## Short problem
Restate the lines word for word, from the first line of the records through the line containing "(0,0) rectangle (1317,1355);". Leave out the pictures and anything after that line.

Stored dataset items
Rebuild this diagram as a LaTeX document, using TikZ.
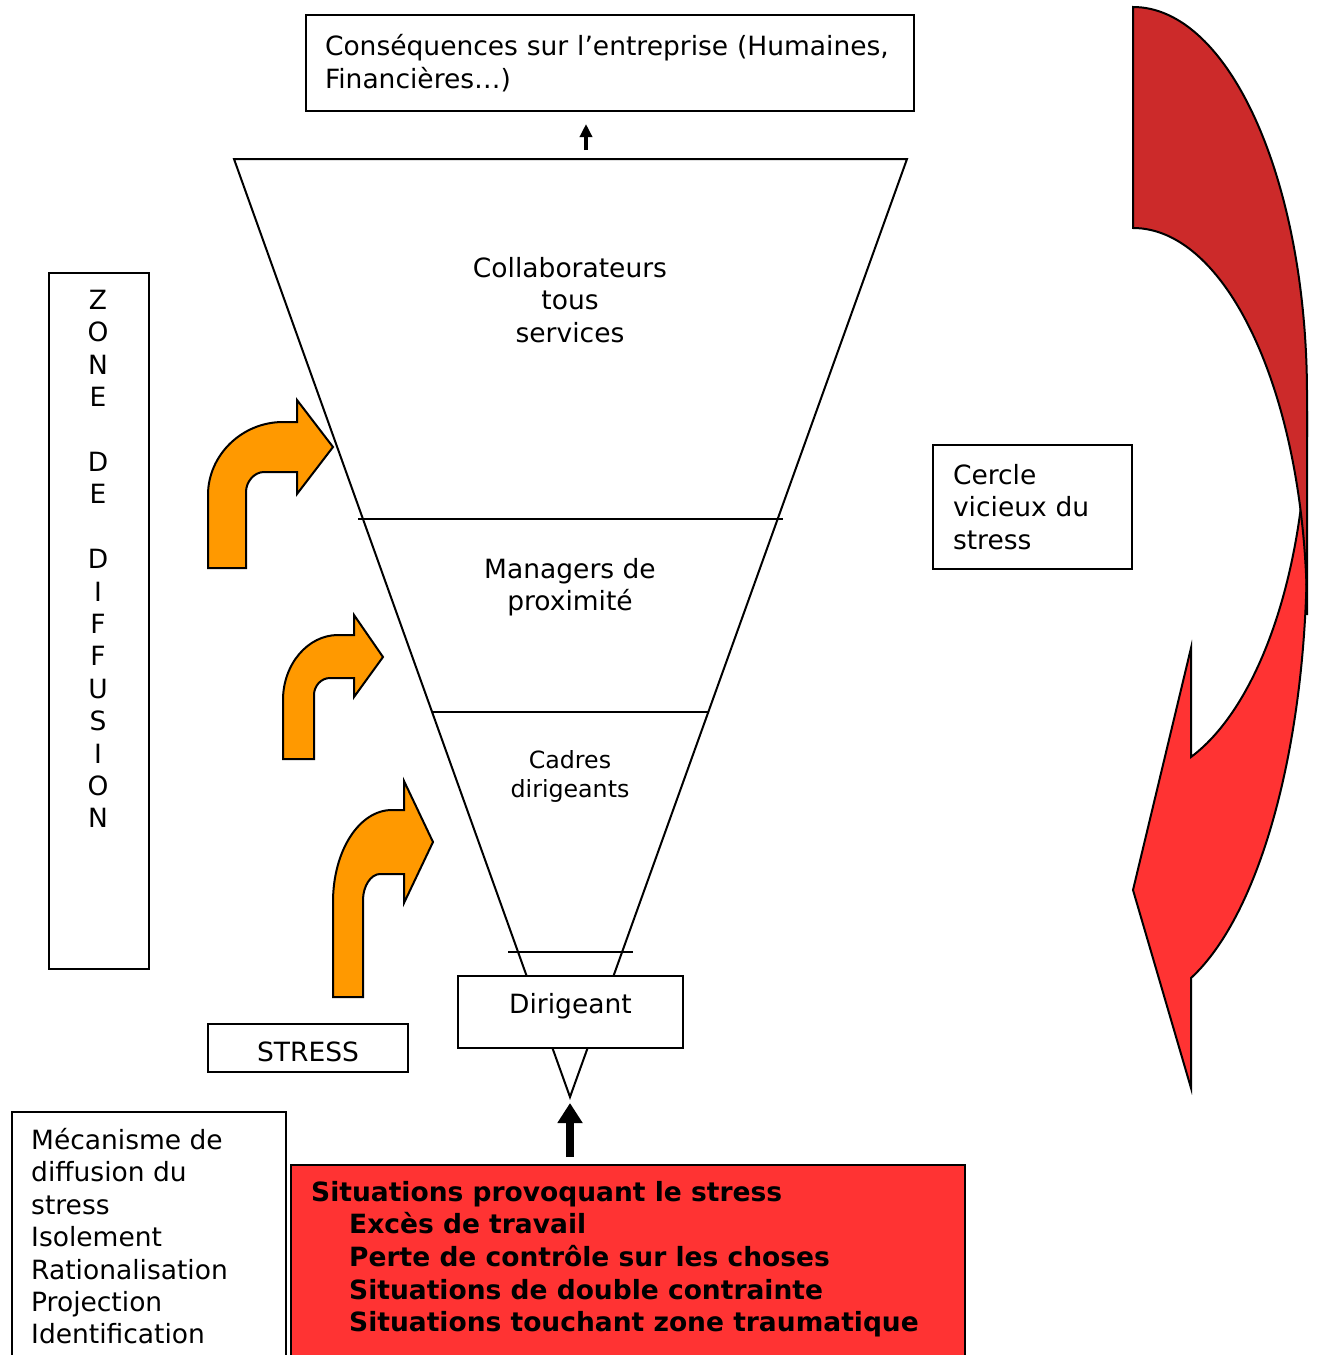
\documentclass[tikz,border=0pt]{standalone}
\usepackage{fontspec}
\setmainfont{DejaVu Sans}
\usetikzlibrary{arrows.meta,positioning}

\definecolor{orangearrow}{HTML}{FF9900}
\definecolor{redbox}{HTML}{FF3333}
\definecolor{redback}{HTML}{CC2A2A}

\tikzset{
  box/.style={draw, line width=2pt, fill=white, inner sep=0pt},
  labeltext/.style={font=\fontsize{26.5}{32.4}\selectfont},
  smalltext/.style={font=\fontsize{23.7}{29}\selectfont},
  boldtext/.style={font=\fontsize{26.5}{32.6}\selectfont\bfseries},
  funnelline/.style={line width=2pt},
  bentarrow/.style={draw, line width=2pt, fill=orangearrow, line join=miter},
  curvedarrow/.style={draw, line width=2pt, line join=miter},
}

\begin{document}
\begin{tikzpicture}[x=1pt,y=-1pt]
        \useasboundingbox (0,0) rectangle (1317,1355);

        % funnel
        \draw[funnelline] (234,159) -- (907,159) -- (570,1097) -- cycle;
        \draw[funnelline] (358,519) -- (783,519);
        \draw[funnelline] (432,712) -- (708,712);
        \draw[funnelline] (508,952) -- (633,952);
        \coordinate (ftop) at (586,150);
        \coordinate (apex) at (570,1097);

        \node[labeltext, align=center] (collab) at (570,300) {Collaborateurs\\tous\\services};
        \node[labeltext, align=center] (managers) at (570,587) {Managers de\\proximité};
        \node[smalltext, align=center] (cadres) at (570,776) {Cadres\\dirigeants};
        \node[box, labeltext, minimum width=225pt, minimum height=72pt, text height=20pt, text depth=17pt] (dirigeant) at (570.5,1012) {Dirigeant};

        % boxes
        \node[box, labeltext, anchor=north west, minimum width=608pt, minimum height=96pt, text width=570pt, align=left, inner xsep=19pt] (conseq) at (305,14) {Conséquences sur l’entreprise (Humaines,\\Financières…)};
        \node[box, labeltext, anchor=north west, minimum width=199pt, minimum height=124pt, text width=159pt, align=left, inner xsep=20pt] (cercle) at (932,444) {Cercle\\vicieux du\\stress};
        \node[box, labeltext, minimum width=200pt, minimum height=48pt, text height=30pt, text depth=3pt] (stress) at (308,1048) {STRESS};

        \node[box, anchor=north west, minimum width=100pt, minimum height=696pt] (zone) at (48,272) {};
        \node[labeltext, align=center, anchor=north, inner sep=0pt] (zonetext) at (98,290) {Z\\O\\N\\E\\[32.4pt]D\\E\\[32.4pt]D\\I\\F\\F\\U\\S\\I\\O\\N};

        \node[box, anchor=north west, minimum width=274pt, minimum height=270pt] (mecanisme) at (11,1111) {};
        \node[labeltext, align=left, anchor=north west, inner sep=0pt] (mecatext) at (31,1128) {Mécanisme de\\diffusion du\\stress\\Isolement\\Rationalisation\\Projection\\Identification};

        \node[box, fill=redbox, anchor=north west, minimum width=674pt, minimum height=220pt] (situ) at (290,1164) {};
        \node[boldtext, align=left, anchor=north west, inner sep=0pt] (situtext) at (311,1181) {Situations provoquant le stress\\\hspace*{38pt}Excès de travail\\\hspace*{38pt}Perte de contrôle sur les choses\\\hspace*{38pt}Situations de double contrainte\\\hspace*{38pt}Situations touchant zone traumatique};

        % straight arrows
        \draw[line width=3.5pt, -{Triangle[width=12pt,length=13pt]}, shorten >=12pt] (ftop) -- (ftop |- conseq.south);
        \draw[line width=8pt, -{Triangle[width=24pt,length=20pt]}, shorten <=7pt, shorten >=6pt] (situ.north -| apex) -- (apex);

        % orange bent arrows
        \draw[bentarrow] (208,568) -- (208,495) .. controls (208,455) and (242,422) .. (283,422) -- (297,422) -- (297,400) -- (333,447) -- (297,494) -- (297,472) -- (264,472) .. controls (254,472) and (246,482) .. (246,492) -- (246,568) -- cycle;
        \draw[bentarrow] (283,759) -- (283,700) .. controls (283,664) and (308,635) .. (338,635) -- (354,635) -- (354,615) -- (383,657) -- (354,697) -- (354,678) -- (330,678) .. controls (321,678) and (314,686) .. (314,695) -- (314,759) -- cycle;
        \draw[bentarrow] (333,997) -- (333,902) .. controls (333,851) and (359,810) .. (392,810) -- (404,810) -- (404,781) -- (433,842) -- (404,903) -- (404,874) -- (380,874) .. controls (371,874) and (363,886) .. (363,900) -- (363,997) -- cycle;

        % red curved arrow
        \draw[curvedarrow, fill=redbox] (1191,757) -- (1191,648) -- (1133,890) -- (1191,1088) -- (1191,978) arc[start angle=70.5, end angle=0, x radius=174, y radius=452] -- (1307,411) arc[start angle=0, end angle=70.5, x radius=174, y radius=367] -- cycle;
        \draw[curvedarrow, fill=redback] (1133,7) -- (1133,228) arc[start angle=-90, end angle=0, x radius=174, y radius=387] -- (1307,395) arc[start angle=0, end angle=-90, x radius=174, y radius=388] -- cycle;
\end{tikzpicture}
\end{document}
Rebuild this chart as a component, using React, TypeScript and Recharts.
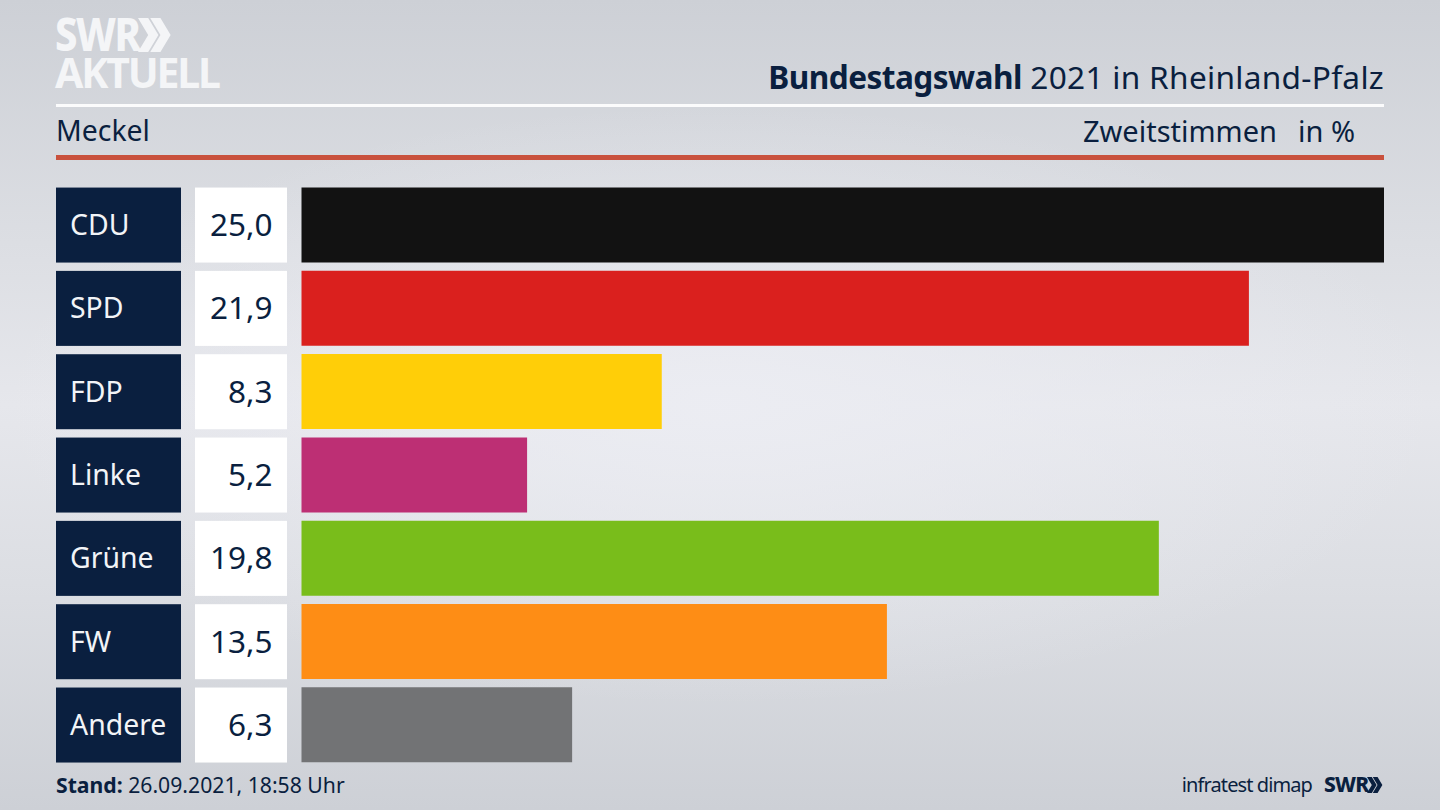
import { BarChart, Bar, XAxis, YAxis, Cell } from 'recharts';

const parties = ['CDU', 'SPD', 'FDP', 'Linke', 'Grüne', 'FW', 'Andere'];
// the boxes show them with one decimal
const shares = [25.0, 21.88, 8.32, 5.21, 19.8, 13.52, 6.25];
const colors = ['#121212', '#da201e', '#ffce08', '#bd2f74', '#79bd1b', '#fe8d15', '#727375'];

const rows = parties.map((party, i) => ({ party, share: shares[i] }));

const NAVY = '#0a1f3f';
const FONT = '"Noto Sans", sans-serif';

const PartyTick = ({ y, payload, index }: any) => {
    const top = y - 37.5;
    return (
        <g>
            <rect x={56} y={top} width={125} height={75} fill={NAVY} />
            <rect x={195} y={top} width={92} height={75} fill='#fff' />
            <text x={70} y={y + 10} fontSize={28.4} fill='#f2f4f7' fontFamily={FONT}>{payload.value}</text>
            <text x={272.5} y={y + 11} fontSize={31.5} fill={NAVY} fontFamily={FONT} textAnchor='end'>
                {shares[index].toFixed(1).replace('.', ',')}
            </text>
        </g>
    );
};

const text = (left: number | undefined, right: number | undefined, top: number, size: number): React.CSSProperties => ({
    position: 'absolute',
    left,
    right,
    top,
    fontSize: size,
    lineHeight: 1,
    color: NAVY,
    whiteSpace: 'nowrap',
    fontFamily: FONT,
});

const rule = (top: number, height: number, background: string): React.CSSProperties => ({
    position: 'absolute',
    left: 56,
    width: 1328,
    top,
    height,
    background,
});

const Chevrons = ({ x, y, h, fill }: { x: number; y: number; h: number; fill: string }) => {
    const w = h * 0.6;
    const t = h * 0.3;
    const arrow = (ox: number) =>
        `${ox},0 ${ox + t},0 ${ox + w},${h / 2} ${ox + t},${h} ${ox},${h} ${ox + w - t},${h / 2}`;
    return (
        <svg style={{ position: 'absolute', left: x, top: y }} width={h} height={h}>
            <polygon points={arrow(0)} fill={fill} />
            <polygon points={arrow(h * 0.36)} fill={fill} />
        </svg>
    );
};

export default function App() {
    return (
        <div
            style={{
                position: 'absolute',
                left: 0,
                top: 0,
                width: 1440,
                height: 810,
                overflow: 'hidden',
                background:
                    'radial-gradient(ellipse 720px 300px at 50% 50%, rgba(236,237,243,0.9), rgba(236,237,243,0) 100%), linear-gradient(180deg, #cdd0d6 0%, #dcdee3 30%, #e6e7ec 50%, #dcdee3 72%, #cdd0d6 100%)',
            }}
        >
            <div
                style={{
                    ...text(55, undefined, 11, 40),
                    color: '#f4f5f7',
                    fontWeight: 800,
                    letterSpacing: -1.5,
                    transform: 'scaleY(1.14)',
                    transformOrigin: 'top left',
                }}
            >
                SWR
            </div>
            <Chevrons x={138} y={18} h={34} fill='#f4f5f7' />
            <div style={{ ...text(55, undefined, 57, 41), lineHeight: '31px', color: '#f4f5f7', fontWeight: 700, letterSpacing: -2.2 }}>AKTUELL</div>

            <div style={{ ...text(undefined, 56, 61, 31.6), letterSpacing: 0.3 }}>
                <b style={{ letterSpacing: -0.55 }}>Bundestagswahl</b> 2021 in Rheinland-Pfalz
            </div>
            <div style={rule(104, 3, '#fbfbfc')} />
            <div style={{ ...text(56, undefined, 116, 28.4) }}>Meckel</div>
            <div style={{ ...text(undefined, 163, 116, 29) }}>Zweitstimmen</div>
            <div style={{ ...text(undefined, 85, 116, 29) }}>in %</div>
            <div style={rule(155, 5, '#c9513d')} />

            <div style={{ position: 'absolute', left: 0, top: 0 }}>
                <BarChart
                    width={1440}
                    height={810}
                    layout='vertical'
                    data={rows}
                    margin={{ top: 183.4, right: 56, bottom: 43.3, left: 56 }}
                >
                    <XAxis type='number' domain={[0, 25]} hide />
                    <YAxis
                        type='category'
                        dataKey='party'
                        width={245.5}
                        axisLine={false}
                        tickLine={false}
                        interval={0}
                        tick={<PartyTick />}
                    />
                    <Bar dataKey='share' barSize={75} isAnimationActive={false}>
                        {rows.map((row, i) => (
                            <Cell key={row.party} fill={colors[i]} />
                        ))}
                    </Bar>
                </BarChart>
            </div>

            <div style={{ ...text(56, undefined, 774, 21.2) }}>
                <b>Stand:</b> 26.09.2021, 18:58 Uhr
            </div>
            <div style={{ ...text(undefined, 128, 775, 20), letterSpacing: -0.9 }}>infratest dimap</div>
            <div style={{ ...text(1324, undefined, 773.5, 21), fontWeight: 800, letterSpacing: -0.8 }}>SWR</div>
            <Chevrons x={1367} y={777} h={16} fill={NAVY} />
        </div>
    );
}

## Response to the exercise
Rebuild this diagram as a LaTeX document, using TikZ.
\documentclass[tikz,border=0pt]{standalone}
\usepackage{fontspec}
\setmainfont{DejaVu Sans}
\usetikzlibrary{arrows.meta,positioning}

\definecolor{orangearrow}{HTML}{FF9900}
\definecolor{redbox}{HTML}{FF3333}
\definecolor{redback}{HTML}{CC2A2A}

\tikzset{
  box/.style={draw, line width=2pt, fill=white, inner sep=0pt},
  labeltext/.style={font=\fontsize{26.5}{32.4}\selectfont},
  smalltext/.style={font=\fontsize{23.7}{29}\selectfont},
  boldtext/.style={font=\fontsize{26.5}{32.6}\selectfont\bfseries},
  funnelline/.style={line width=2pt},
  bentarrow/.style={draw, line width=2pt, fill=orangearrow, line join=miter},
  curvedarrow/.style={draw, line width=2pt, line join=miter},
}

\begin{document}
\begin{tikzpicture}[x=1pt,y=-1pt]
        \useasboundingbox (0,0) rectangle (1317,1355);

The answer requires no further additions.